Because of this, safe storage and careful use are very important when using self-custodial wallets.
Why Self-Custody Matters in Crypto
Self-custodial wallets support the core idea of blockchain technology, which is decentralization. They remove the need for banks, exchanges, or other central platforms and give users direct ownership and control of their digital assets through their private keys.
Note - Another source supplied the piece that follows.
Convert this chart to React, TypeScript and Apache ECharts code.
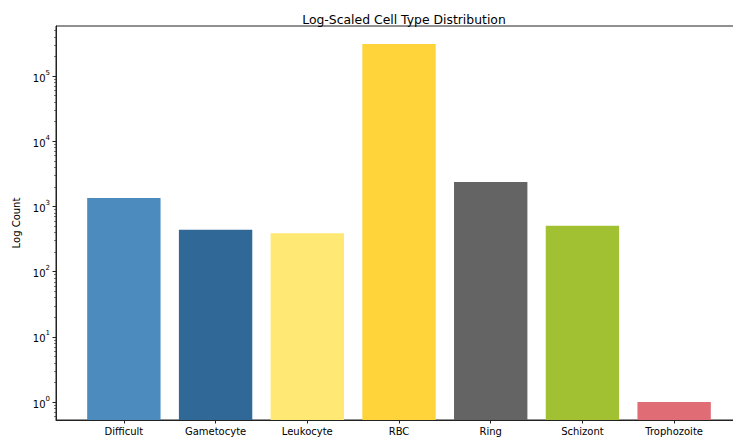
import React, { useEffect, useRef } from "react";
import * as echarts from "echarts";

const categories = ["Difficult", "Gametocyte", "Leukocyte", "RBC", "Ring", "Schizont", "Trophozoite"];
const counts = [1349, 441, 387, 311000, 2372, 508, 1];
const colors = ["#4B8BBE", "#306998", "#FFE873", "#FFD43B", "#646464", "#A1C133", "#E06C75"];
const majorTicks = [1, 10, 100, 1000, 10000, 100000];
const tickExponents = ["0", "1", "2", "3", "4", "5"];
const minorMultipliers = [2, 3, 4, 5, 6, 7, 8, 9];
const decades = [0.1, 1, 10, 100, 1000, 10000, 100000];

const Y_MIN = 0.531;
const Y_MAX = 586000;
const FONT = "DejaVu Sans";

export default function App() {
  const ref = useRef<HTMLDivElement>(null);
  useEffect(() => {
    if (!ref.current) return;
    const chart = echarts.init(ref.current, null, { renderer: "svg" });
    const minorTicks: number[] = [];
    decades.forEach((d) => minorMultipliers.forEach((m) => {
      const v = +(d * m).toPrecision(3);
      if (v > Y_MIN && v < Y_MAX) minorTicks.push(v);
    }));
    const data = categories.map((c, i) => [i, counts[i]]);
    chart.setOption({
      animation: false,
      backgroundColor: "#ffffff",
      textStyle: { fontFamily: FONT },
      title: {
        text: "Log-Scaled Cell Type Distribution",
        left: 399,
        textAlign: "center",
        top: 8,
        textStyle: { fontFamily: FONT, fontSize: 12.4, fontWeight: "normal", color: "#000" },
      },
      grid: { left: 56, right: 1, top: 26, bottom: 23, show: true, borderColor: "#222", borderWidth: 1, backgroundColor: "transparent" },
      xAxis: {
        type: "value",
        min: -0.74,
        max: 6.74,
        splitLine: { show: false },
        axisLine: { show: true, onZero: false, lineStyle: { color: "#222", width: 1 } },
        axisTick: { show: true, length: 3.5, lineStyle: { color: "#222" }, customValues: categories.map((c, i) => i) },
        axisLabel: {
          color: "#000",
          fontSize: 10,
          fontFamily: FONT,
          margin: 6,
          customValues: categories.map((c, i) => i),
          formatter: (v: number) => categories[Math.round(v)] ?? "",
        },
      },
      yAxis: [
        {
          type: "log",
          min: Y_MIN,
          max: Y_MAX,
          name: "Log Count",
          nameLocation: "middle",
          nameGap: 31,
          nameTextStyle: { color: "#000", fontSize: 10, fontFamily: FONT },
          splitLine: { show: false },
          axisLine: { show: true, onZero: false, lineStyle: { color: "#222", width: 1 } },
          axisTick: { show: true, length: 3.5, lineStyle: { color: "#222" }, customValues: majorTicks },
          axisLabel: {
            color: "#000",
            fontSize: 10,
            fontFamily: FONT,
            margin: 6,
            customValues: majorTicks,
            formatter: (v: number) => {
              const idx = majorTicks.findIndex((t) => Math.abs(t - v) / t < 1e-6);
              return idx >= 0 ? `{b|10}{s|${tickExponents[idx]}}` : "";
            },
            rich: {
              b: { fontSize: 10, fontFamily: FONT, color: "#000", lineHeight: 14, verticalAlign: "bottom" },
              s: { fontSize: 7, fontFamily: FONT, color: "#000", lineHeight: 14, verticalAlign: "top" },
            },
          },
        },
        {
          type: "log",
          min: Y_MIN,
          max: Y_MAX,
          position: "left",
          splitLine: { show: false },
          axisLine: { show: false, onZero: false },
          axisTick: { show: true, length: 2, lineStyle: { color: "#222", width: 0.6 }, customValues: minorTicks },
          axisLabel: { show: false },
        },
      ],
      series: [
        {
          type: "custom",
          data,
          encode: { x: 0, y: 1 },
          renderItem: (params: any, api: any) => {
            const x = api.value(0);
            const v = api.value(1);
            const top = api.coord([x, v]);
            const left = api.coord([x - 0.4, v])[0];
            const right = api.coord([x + 0.4, v])[0];
            const cs = params.coordSys;
            const bottom = cs.y + cs.height;
            return {
              type: "rect",
              shape: { x: left, y: top[1], width: right - left, height: bottom - top[1] },
              style: { fill: colors[params.dataIndex] },
            };
          },
        },
      ],
    });
    return () => chart.dispose();
  }, []);
  return (
    <div style={{ position: "fixed", left: 0, top: 0, width: 733, height: 443, overflow: "hidden", background: "#fff" }}>
      <div ref={ref} style={{ width: 743, height: 443 }} />
    </div>
  );
}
This makes self-custody important for secure long-term crypto storage, participation in decentralized finance (DeFi) applications, and full financial independence. It also allows users to interact directly with blockchain networks without relying on third-party approval or permission.
Final Thoughts
Self-custodial wallets give users full control over their digital assets by removing the need for third-party custody and allowing direct access to the blockchain through private keys. This structure supports the core idea of decentralization, where users manage and control their own funds without relying on exchanges or institutions. At the same time, this level of freedom comes with full responsibility. Users must securely store their private keys and recovery phrases, as losing them means permanently losing access to their funds. Overall, self-custodial wallets offer stronger ownership, privacy, and financial independence, but they require careful and responsible security practices.